An equal temperament is a musical temperament. It is a system of tuning in which every pair of adjacent notes has an identical frequency ratio. Equal temperaments are often intended to approximate some form of just intonation. In equal temperament tunings an interval - usually the octave - is divided into a series of equal steps (equal frequency ratios). For modern Western music, the most common tuning system is twelve-tone equal temperament, sometimes abbreviated as 12-TET, which divides the octave into 12 (logarithmically) equal parts. It is usually tuned relative to a standard pitch of 440 Hz.
Other equal temperaments exist (some music has been written in 19-TET and 31-TET for example, and Arabian music is based on 24-TET), but in western countries when people use the term equal temperament without qualification, it is usually understood that they are talking about 12-TET.
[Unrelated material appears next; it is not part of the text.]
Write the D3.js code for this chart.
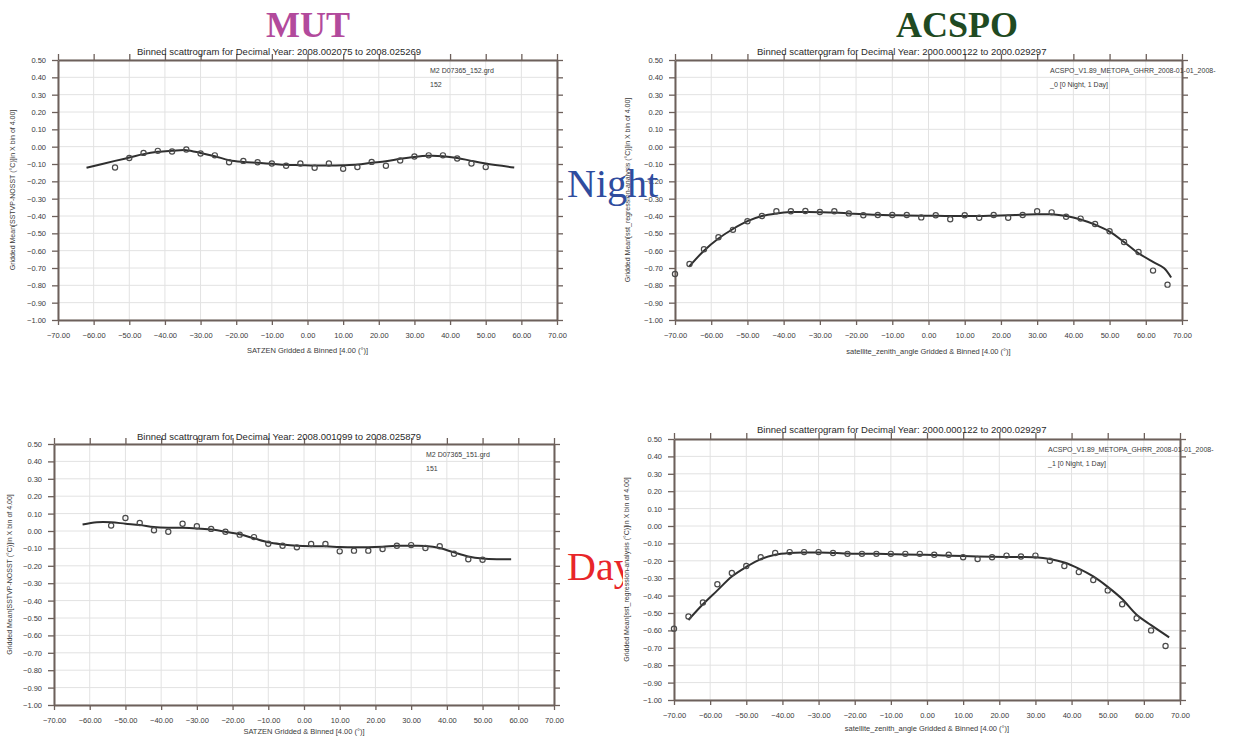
<!DOCTYPE html>
<html><head><meta charset="utf-8">
<script src="https://cdn.jsdelivr.net/npm/d3@7"></script>
<style>body{margin:0;background:#fff;}svg{display:block;}</style>
</head><body>
<svg id="c" width="1257" height="738"></svg>
<script>
// ---------- data ----------
const xTicks = [-70,-60,-50,-40,-30,-20,-10,0,10,20,30,40,50,60,70];
const yTicks = [0.5,0.4,0.3,0.2,0.1,0.0,-0.1,-0.2,-0.3,-0.4,-0.5,-0.6,-0.7,-0.8,-0.9,-1.0];

const mutNightX = [-54,-50,-46,-42,-38,-34,-30,-26,-22,-18,-14,-10,-6,-2,2,6,10,14,18,22,26,30,34,38,42,46,50];
const mutNightY = [-0.12,-0.065,-0.036,-0.024,-0.028,-0.016,-0.039,-0.05,-0.09,-0.082,-0.09,-0.097,-0.11,-0.097,-0.122,-0.097,-0.128,-0.118,-0.088,-0.11,-0.08,-0.057,-0.05,-0.05,-0.068,-0.097,-0.118];
const mutNightFitX = [-62,-54,-50,-46,-42,-38,-34,-30,-26,-22,-18,-14,-10,-6,-2,2,6,10,14,18,22,26,30,34,38,42,46,50,58];
const mutNightFitY = [-0.122,-0.082,-0.063,-0.043,-0.030,-0.024,-0.020,-0.036,-0.055,-0.078,-0.088,-0.093,-0.099,-0.105,-0.107,-0.109,-0.109,-0.107,-0.103,-0.093,-0.084,-0.070,-0.059,-0.053,-0.055,-0.065,-0.082,-0.097,-0.12];

const mutDayX = [-54,-50,-46,-42,-38,-34,-30,-26,-22,-18,-14,-10,-6,-2,2,6,10,14,18,22,26,30,34,38,42,46,50];
const mutDayY = [0.031,0.075,0.046,0.004,-0.004,0.042,0.027,0.012,-0.004,-0.021,-0.035,-0.073,-0.085,-0.094,-0.075,-0.075,-0.117,-0.113,-0.113,-0.104,-0.085,-0.081,-0.098,-0.088,-0.131,-0.162,-0.165];
const mutDayFitX = [-62,-58,-54,-50,-46,-42,-38,-34,-30,-26,-22,-18,-14,-10,-6,-2,2,6,10,14,18,22,26,30,34,38,42,46,50,54,58];
const mutDayFitY = [0.037,0.05,0.05,0.042,0.035,0.023,0.019,0.019,0.015,0.008,-0.004,-0.019,-0.042,-0.065,-0.077,-0.085,-0.088,-0.088,-0.092,-0.093,-0.093,-0.090,-0.085,-0.085,-0.086,-0.098,-0.123,-0.146,-0.158,-0.162,-0.162];

const acspoNightX = [-70,-66,-62,-58,-54,-50,-46,-42,-38,-34,-30,-26,-22,-18,-14,-10,-6,-2,2,6,10,14,18,22,26,30,34,38,42,46,50,54,58,62,66];
const acspoNightY = [-0.735,-0.677,-0.592,-0.523,-0.48,-0.43,-0.40,-0.373,-0.373,-0.371,-0.377,-0.373,-0.385,-0.396,-0.394,-0.394,-0.394,-0.408,-0.396,-0.419,-0.396,-0.41,-0.394,-0.41,-0.394,-0.373,-0.379,-0.404,-0.415,-0.446,-0.488,-0.55,-0.608,-0.715,-0.796];
const acspoNightFitX = [-66,-62,-58,-54,-50,-46,-42,-38,-34,-30,-26,-22,-18,-14,-10,-6,-2,2,6,10,14,18,22,26,30,34,38,42,46,50,54,58,62,65,67];
const acspoNightFitY = [-0.69,-0.60,-0.53,-0.475,-0.43,-0.40,-0.385,-0.377,-0.377,-0.378,-0.380,-0.385,-0.39,-0.393,-0.395,-0.397,-0.398,-0.399,-0.40,-0.40,-0.40,-0.398,-0.396,-0.393,-0.39,-0.39,-0.40,-0.42,-0.45,-0.49,-0.55,-0.615,-0.665,-0.70,-0.755];

const acspoDayX = [-70,-66,-62,-58,-54,-50,-46,-42,-38,-34,-30,-26,-22,-18,-14,-10,-6,-2,2,6,10,14,18,22,26,30,34,38,42,46,50,54,58,62,66];
const acspoDayY = [-0.59,-0.52,-0.44,-0.335,-0.27,-0.23,-0.18,-0.155,-0.15,-0.15,-0.15,-0.155,-0.16,-0.16,-0.16,-0.16,-0.16,-0.16,-0.165,-0.165,-0.18,-0.19,-0.18,-0.17,-0.175,-0.17,-0.2,-0.23,-0.265,-0.31,-0.37,-0.45,-0.53,-0.60,-0.69];
const acspoDayFitX = [-66,-62,-58,-54,-50,-46,-42,-38,-34,-30,-26,-22,-18,-14,-10,-6,-2,2,6,10,14,18,22,26,30,34,38,42,46,50,54,58,62,67];
const acspoDayFitY = [-0.54,-0.45,-0.37,-0.29,-0.235,-0.19,-0.165,-0.155,-0.152,-0.152,-0.155,-0.158,-0.16,-0.16,-0.162,-0.164,-0.165,-0.167,-0.17,-0.172,-0.175,-0.177,-0.178,-0.178,-0.18,-0.19,-0.21,-0.245,-0.29,-0.35,-0.42,-0.51,-0.57,-0.64];

// ---------- layout ----------
const svg = d3.select("#c");
const FONT = "Liberation Sans, Arial, sans-serif";
const AX = "#6d605b", GRID = "#e2e2e2", TXT = "#3a3a3a";

const panels = [
  {id:"tl", l:58, r:557, t:60, b:320, bg:null,
   title:"Binned scattrogram for Decimal Year: 2008.002075  to  2008.025269", tx:137, ty:55,
   ann1:"M2 D07365_152.grd", ann2:"152", ax:430,
   xTitle:"SATZEN Gridded & Binned [4.00 (°)]", xlY:340, xtY:353,
   yTitle:"Gridded Mean[SSTVP-NOSST (°C)]in X bin of 4.00]", ytX:13,
   px:mutNightX, py:mutNightY, fx:mutNightFitX, fy:mutNightFitY},
  {id:"tr", l:675, r:1182, t:60, b:320, bg:null,
   title:"Binned scatterogram for Decimal Year: 2000.000122  to  2000.029297", tx:757, ty:55,
   ann1:"ACSPO_V1.89_METOPA_GHRR_2008-01-01_2008-", ann2:"_0 [0 Night, 1 Day]", ax:1050,
   xTitle:"satellite_zenith_angle Gridded & Binned [4.00 (°)]", xlY:341, xtY:354,
   yTitle:"Gridded Mean[sst_regression-analysis (°C)]in X bin of 4.00]", ytX:628,
   px:acspoNightX, py:acspoNightY, fx:acspoNightFitX, fy:acspoNightFitY},
  {id:"bl", l:54, r:554, t:444, b:705, bg:null,
   title:"Binned scattrogram for Decimal Year: 2008.001099  to  2008.025879", tx:137, ty:440,
   ann1:"M2 D07365_151.grd", ann2:"151", ax:426,
   xTitle:"SATZEN Gridded & Binned [4.00 (°)]", xlY:722, xtY:734,
   yTitle:"Gridded Mean[SSTVP-NOSST (°C)]in X bin of 4.00]", ytX:10,
   px:mutDayX, py:mutDayY, fx:mutDayFitX, fy:mutDayFitY},
  {id:"br", l:674, r:1180, t:439, b:700, bg:[623,418,634,320],
   title:"Binned scatterogram for Decimal Year: 2000.000122  to  2000.029297", tx:757, ty:433,
   ann1:"ACSPO_V1.89_METOPA_GHRR_2008-01-01_2008-", ann2:"_1 [0 Night, 1 Day]", ax:1048,
   xTitle:"satellite_zenith_angle Gridded & Binned [4.00 (°)]", xlY:718, xtY:731,
   yTitle:"Gridded Mean[sst_regression-analysis (°C)]in X bin of 4.00]", ytX:627,
   px:acspoDayX, py:acspoDayY, fx:acspoDayFitX, fy:acspoDayFitY}
];

// group headers
svg.append("text").attr("x",308).attr("y",37).attr("text-anchor","middle")
  .attr("font-family","Liberation Serif, Times New Roman, serif").attr("font-weight","bold")
  .attr("font-size",36).attr("fill","#b24a9c").text("MUT");
svg.append("text").attr("x",957).attr("y",37).attr("text-anchor","middle")
  .attr("font-family","Liberation Serif, Times New Roman, serif").attr("font-weight","bold")
  .attr("font-size",36).attr("fill","#1f4a22").text("ACSPO");

// "Day" label lies beneath bottom-right panel
svg.append("text").attr("x",567).attr("y",580)
  .attr("font-family","Liberation Serif, Times New Roman, serif")
  .attr("font-size",40).attr("fill","#e8262a").text("Day");

function drawPanel(p){
  const g = svg.append("g");
  if (p.bg) g.append("rect").attr("x",p.bg[0]).attr("y",p.bg[1]).attr("width",p.bg[2]).attr("height",p.bg[3]).attr("fill","#fff");
  const x = d3.scaleLinear().domain([-70,70]).range([p.l,p.r]);
  const y = d3.scaleLinear().domain([-1,0.5]).range([p.b,p.t]);

  // grid
  g.append("g").selectAll("line").data(xTicks).join("line")
    .attr("x1",d=>x(d)).attr("x2",d=>x(d)).attr("y1",p.t).attr("y2",p.b)
    .attr("stroke",GRID).attr("stroke-width",1);
  g.append("g").selectAll("line").data(yTicks).join("line")
    .attr("y1",d=>y(d)).attr("y2",d=>y(d)).attr("x1",p.l).attr("x2",p.r)
    .attr("stroke",GRID).attr("stroke-width",1);

  // axes
  const fmt = d3.format(".2f");
  const styleAxis = s => {
    s.select(".domain").attr("stroke",AX).attr("stroke-width",2);
    s.selectAll(".tick line").attr("stroke",AX).attr("stroke-width",1.3);
    s.selectAll("text").attr("fill",TXT).attr("font-family",FONT).attr("font-size",7.5);
  };
  g.append("g").attr("transform",`translate(0,${p.b})`)
    .call(d3.axisBottom(x).tickValues(xTicks).tickFormat(fmt).tickSizeInner(5).tickSizeOuter(0).tickPadding(8))
    .call(styleAxis);
  g.append("g").attr("transform",`translate(0,${p.t})`)
    .call(d3.axisTop(x).tickValues(xTicks).tickFormat("").tickSizeInner(6).tickSizeOuter(0))
    .call(styleAxis);
  g.append("g").attr("transform",`translate(${p.l},0)`)
    .call(d3.axisLeft(y).tickValues(yTicks).tickFormat(fmt).tickSizeInner(6).tickSizeOuter(0).tickPadding(6))
    .call(styleAxis);
  g.append("g").attr("transform",`translate(${p.r},0)`)
    .call(d3.axisRight(y).tickValues(yTicks).tickFormat("").tickSizeInner(6).tickSizeOuter(0))
    .call(styleAxis);

  // titles
  g.append("text").attr("x",p.tx).attr("y",p.ty).attr("font-family",FONT).attr("font-size",9.5)
    .attr("fill","#2a2a2a").text(p.title);
  g.append("text").attr("x",(p.l+p.r)/2).attr("y",p.xtY).attr("text-anchor","middle")
    .attr("font-family",FONT).attr("font-size",7.5).attr("fill",TXT).text(p.xTitle);
  g.append("text").attr("transform",`translate(${p.ytX},${(p.t+p.b)/2}) rotate(-90)`)
    .attr("text-anchor","middle").attr("dominant-baseline","middle")
    .attr("font-family",FONT).attr("font-size",7).attr("fill",TXT).text(p.yTitle);
  g.append("text").attr("x",p.ax).attr("y",p.t+13).attr("font-family",FONT).attr("font-size",7)
    .attr("fill",TXT).text(p.ann1);
  g.append("text").attr("x",p.ax).attr("y",p.t+27).attr("font-family",FONT).attr("font-size",7)
    .attr("fill",TXT).text(p.ann2);

  // fit line
  const fit = p.fx.map((v,i)=>[v,p.fy[i]]);
  g.append("path").datum(fit)
    .attr("d", d3.line().x(d=>x(d[0])).y(d=>y(d[1])).curve(d3.curveCatmullRom.alpha(0.5)))
    .attr("fill","none").attr("stroke","#2f2f2f").attr("stroke-width",2);
  // points
  const pts = p.px.map((v,i)=>[v,p.py[i]]);
  g.append("g").selectAll("circle").data(pts).join("circle")
    .attr("cx",d=>x(d[0])).attr("cy",d=>y(d[1])).attr("r",2.6)
    .attr("fill","none").attr("stroke","#4a4a4a").attr("stroke-width",1.2);
}
panels.forEach(drawPanel);

// "Night" label drawn on top
svg.append("text").attr("x",567).attr("y",197)
  .attr("font-family","Liberation Serif, Times New Roman, serif")
  .attr("font-size",40).attr("fill","#2f4c9e").text("Night");
</script>
</body></html>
Equal temperaments may also divide some interval other than the octave, a pseudo-octave, into a whole number of equal steps. An example is an equally-tempered Bohlen-Pierce scale. To avoid ambiguity, the term equal division of the octave, or EDO is sometimes preferred. According to this naming system, 12-TET is called 12-EDO, 31-TET is called 31-EDO, and so on; however, when composers and music-theorists use "EDO" their intention is generally that a temperament (i.e., a reference to just intonation intervals) is not implied.